The FSB suggests a value of between £1,000 and £3,000 to help people to "buy-in some expertise to help them to change their business processes". It expects specialist legal, staffing and compliance advice to be the starting point for the kind of help that companies will need.

However, apart from providing a bonanza for lawyers and snake-oil business consultants, it is hard to see what this might achieve. Mainly, it will be the blind leading the blind, as the detailed consequences of a no-deal Brexit will continue to be difficult to predict.

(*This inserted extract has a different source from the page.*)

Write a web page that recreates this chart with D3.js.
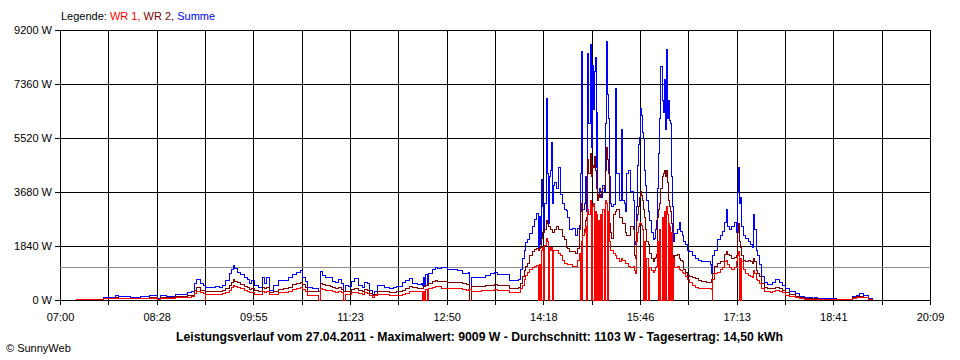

Another idea is financial support for stockpiling, helping small firms cover the cost of booking warehouse space, which will be expensive and in short supply. The FSB also wants the government to ask the big banks to show leniency if business customers struggle in the wake of a no-deal, and suggests that HMRC could give those hit by trade disruption extra time to pay their tax bills.

Another practical step, the FSB thinks, would be automatically to issue companies with the Economic Operator Registration and Identification (EORI) numbers that are required for trade with the European Union. Perhaps the Federation isn't aware that the numbers must be issued by EU Member States – but then one wouldn't expect the FSB to know things that might be useful to its members.

Perhaps the man who has it right is Tony Thompson, who runs a haulage company that runs to France daily from Dover. He is "fed up with this massive issue dominating our industry and causing problems", even before we leave. Thompson refuses to spend on planning for something that "may or may not happen", arguing that, "even if it happens, nobody knows what form it will take". He thus asks: "What can you prepare for?"

His view of the business support exercise is that it is "propaganda". He expects the money to be "spent on superficial projects, which will account for nothing, except maybe making the government look like they're doing something".

It might not be too cynical to assert that "looking like they're doing something" is what governments do. And with something like Brexit, where the information is spread so thin, there is little else that it is equipped to do.